Dataset extract:
[Begin]

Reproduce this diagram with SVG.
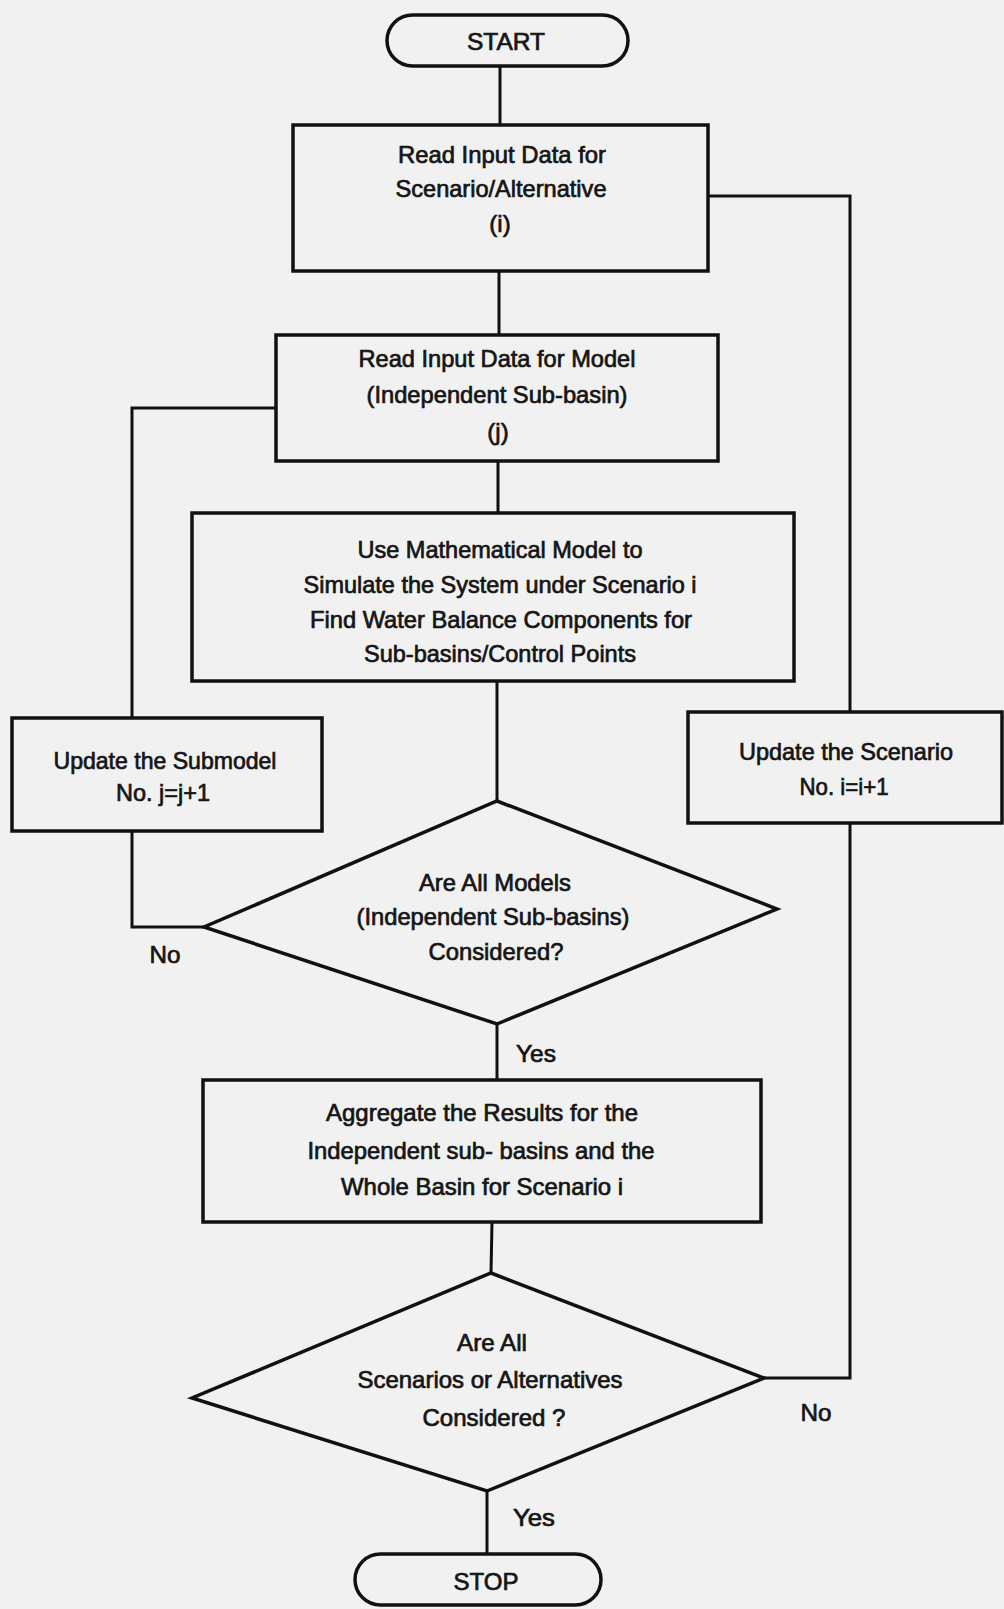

[End]
[Begin]

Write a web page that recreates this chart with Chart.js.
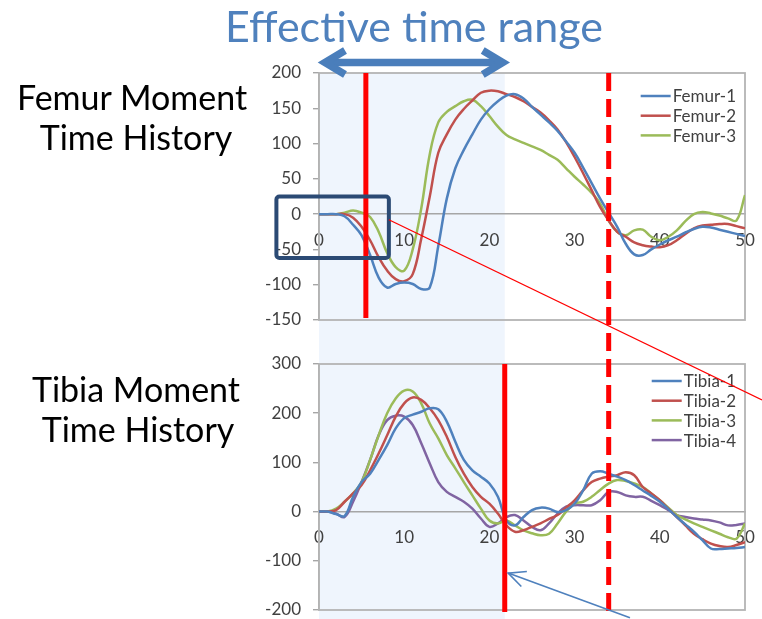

[End]
[Begin]

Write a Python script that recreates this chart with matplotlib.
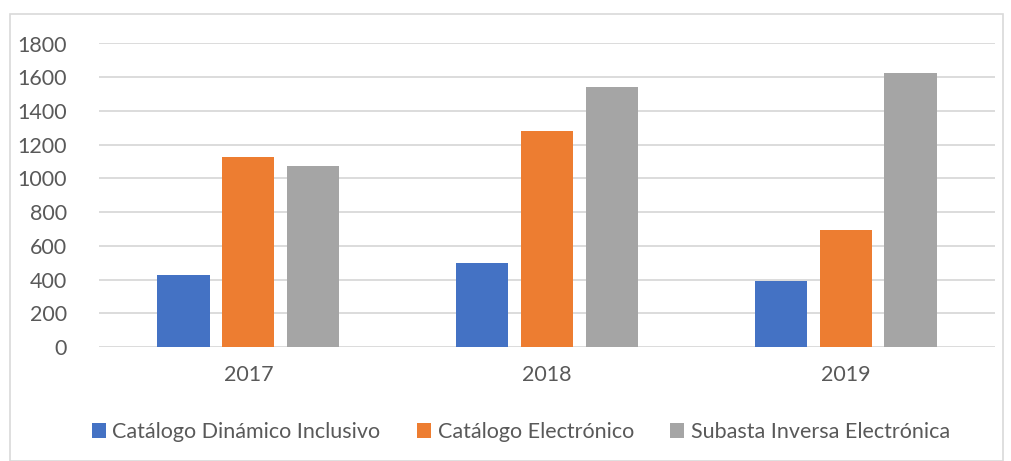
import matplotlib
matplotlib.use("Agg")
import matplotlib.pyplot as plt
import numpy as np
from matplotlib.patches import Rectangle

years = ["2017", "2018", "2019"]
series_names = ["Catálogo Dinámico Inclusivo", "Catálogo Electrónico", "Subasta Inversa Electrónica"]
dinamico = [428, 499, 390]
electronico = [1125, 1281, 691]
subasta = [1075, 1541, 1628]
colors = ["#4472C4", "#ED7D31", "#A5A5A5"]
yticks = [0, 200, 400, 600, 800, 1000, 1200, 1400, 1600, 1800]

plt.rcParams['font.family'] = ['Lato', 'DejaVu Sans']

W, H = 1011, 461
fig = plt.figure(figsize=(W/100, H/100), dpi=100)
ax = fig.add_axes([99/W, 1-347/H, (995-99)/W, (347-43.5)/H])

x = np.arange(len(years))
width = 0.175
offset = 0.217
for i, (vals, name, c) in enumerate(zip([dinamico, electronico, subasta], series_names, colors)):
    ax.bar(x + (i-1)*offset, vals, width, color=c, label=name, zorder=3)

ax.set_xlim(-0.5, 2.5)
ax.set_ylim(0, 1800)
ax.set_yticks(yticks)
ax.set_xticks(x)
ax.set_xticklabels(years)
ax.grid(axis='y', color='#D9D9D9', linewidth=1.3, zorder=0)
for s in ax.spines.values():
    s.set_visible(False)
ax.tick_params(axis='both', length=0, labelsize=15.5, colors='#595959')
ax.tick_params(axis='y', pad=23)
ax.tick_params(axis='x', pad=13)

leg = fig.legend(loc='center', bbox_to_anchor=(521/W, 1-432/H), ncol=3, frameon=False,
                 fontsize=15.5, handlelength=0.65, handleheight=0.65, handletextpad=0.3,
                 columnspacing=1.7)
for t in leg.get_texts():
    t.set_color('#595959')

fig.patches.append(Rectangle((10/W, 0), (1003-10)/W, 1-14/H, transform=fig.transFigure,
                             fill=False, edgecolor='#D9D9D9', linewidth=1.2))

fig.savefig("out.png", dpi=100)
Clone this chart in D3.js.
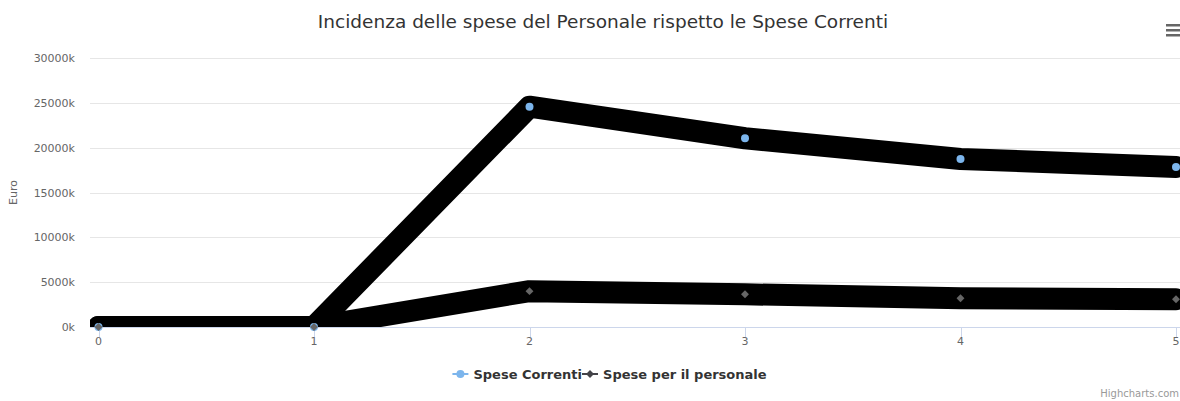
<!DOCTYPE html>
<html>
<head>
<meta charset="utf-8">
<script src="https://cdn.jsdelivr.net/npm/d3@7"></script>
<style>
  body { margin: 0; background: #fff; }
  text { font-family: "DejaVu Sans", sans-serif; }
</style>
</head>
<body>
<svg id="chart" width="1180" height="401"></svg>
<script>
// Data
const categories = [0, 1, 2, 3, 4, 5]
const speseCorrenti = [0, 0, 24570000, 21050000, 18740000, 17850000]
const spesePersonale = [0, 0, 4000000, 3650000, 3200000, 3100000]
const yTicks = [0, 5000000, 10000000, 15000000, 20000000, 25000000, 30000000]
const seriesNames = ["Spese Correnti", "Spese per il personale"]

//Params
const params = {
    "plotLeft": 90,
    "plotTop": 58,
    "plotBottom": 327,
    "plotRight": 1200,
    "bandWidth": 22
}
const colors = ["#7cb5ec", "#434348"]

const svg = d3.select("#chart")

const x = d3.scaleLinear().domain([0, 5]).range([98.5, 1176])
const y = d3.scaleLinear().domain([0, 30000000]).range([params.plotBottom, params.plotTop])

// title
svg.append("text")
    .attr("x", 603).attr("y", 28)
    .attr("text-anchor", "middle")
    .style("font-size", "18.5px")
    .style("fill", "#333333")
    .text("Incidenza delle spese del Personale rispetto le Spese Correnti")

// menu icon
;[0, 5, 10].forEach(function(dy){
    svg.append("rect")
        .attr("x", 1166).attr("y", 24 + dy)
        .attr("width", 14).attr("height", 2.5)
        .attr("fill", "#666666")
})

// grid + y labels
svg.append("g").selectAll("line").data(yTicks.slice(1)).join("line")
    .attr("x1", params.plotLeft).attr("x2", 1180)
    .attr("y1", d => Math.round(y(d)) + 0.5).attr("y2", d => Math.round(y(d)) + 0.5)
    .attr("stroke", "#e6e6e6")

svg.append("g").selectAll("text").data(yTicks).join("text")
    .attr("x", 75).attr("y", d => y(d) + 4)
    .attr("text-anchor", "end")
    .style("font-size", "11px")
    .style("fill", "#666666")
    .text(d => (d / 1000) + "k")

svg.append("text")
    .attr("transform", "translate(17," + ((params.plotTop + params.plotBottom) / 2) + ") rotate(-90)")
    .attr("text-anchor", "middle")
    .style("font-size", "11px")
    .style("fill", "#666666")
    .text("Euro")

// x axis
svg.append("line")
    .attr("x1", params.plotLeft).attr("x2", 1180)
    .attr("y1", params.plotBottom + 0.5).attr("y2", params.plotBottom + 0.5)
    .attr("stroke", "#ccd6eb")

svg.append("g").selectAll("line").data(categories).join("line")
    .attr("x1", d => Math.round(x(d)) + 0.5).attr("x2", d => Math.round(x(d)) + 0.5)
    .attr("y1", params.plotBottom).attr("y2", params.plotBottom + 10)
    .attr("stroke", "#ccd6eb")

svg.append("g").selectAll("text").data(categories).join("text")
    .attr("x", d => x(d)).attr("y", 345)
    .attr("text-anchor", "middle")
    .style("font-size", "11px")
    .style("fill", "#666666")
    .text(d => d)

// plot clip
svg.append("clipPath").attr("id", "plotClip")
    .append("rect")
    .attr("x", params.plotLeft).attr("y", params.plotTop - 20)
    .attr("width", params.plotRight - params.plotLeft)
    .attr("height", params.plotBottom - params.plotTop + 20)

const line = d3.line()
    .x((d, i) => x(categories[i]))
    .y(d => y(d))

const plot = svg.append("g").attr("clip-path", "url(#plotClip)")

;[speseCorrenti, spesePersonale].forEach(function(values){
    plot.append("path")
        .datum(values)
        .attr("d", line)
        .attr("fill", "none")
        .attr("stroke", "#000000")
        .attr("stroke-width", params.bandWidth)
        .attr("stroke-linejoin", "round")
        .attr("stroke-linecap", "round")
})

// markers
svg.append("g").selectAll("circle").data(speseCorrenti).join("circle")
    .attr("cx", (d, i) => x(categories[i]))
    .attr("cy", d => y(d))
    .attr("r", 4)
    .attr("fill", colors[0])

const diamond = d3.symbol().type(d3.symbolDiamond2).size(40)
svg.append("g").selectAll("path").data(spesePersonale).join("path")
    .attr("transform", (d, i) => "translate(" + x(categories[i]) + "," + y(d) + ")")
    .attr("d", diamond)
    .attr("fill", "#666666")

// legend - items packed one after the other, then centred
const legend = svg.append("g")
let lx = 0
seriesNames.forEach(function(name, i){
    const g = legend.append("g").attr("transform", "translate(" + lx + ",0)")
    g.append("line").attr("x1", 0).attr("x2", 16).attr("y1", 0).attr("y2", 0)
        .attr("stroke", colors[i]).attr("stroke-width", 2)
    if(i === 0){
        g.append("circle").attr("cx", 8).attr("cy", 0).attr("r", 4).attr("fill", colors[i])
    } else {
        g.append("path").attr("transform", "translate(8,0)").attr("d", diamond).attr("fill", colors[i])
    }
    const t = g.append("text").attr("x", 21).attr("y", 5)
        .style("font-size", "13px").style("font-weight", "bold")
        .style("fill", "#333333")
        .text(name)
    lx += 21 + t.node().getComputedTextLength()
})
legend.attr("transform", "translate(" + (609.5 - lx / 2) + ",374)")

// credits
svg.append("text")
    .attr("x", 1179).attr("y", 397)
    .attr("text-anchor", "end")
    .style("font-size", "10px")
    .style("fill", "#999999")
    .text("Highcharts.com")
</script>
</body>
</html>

[End]

Task brief: Pull out and copy each line containing the string "with".

Reply to the task:
Reproduce this diagram with SVG.
Write a web page that recreates this chart with Chart.js.
Write a Python script that recreates this chart with matplotlib.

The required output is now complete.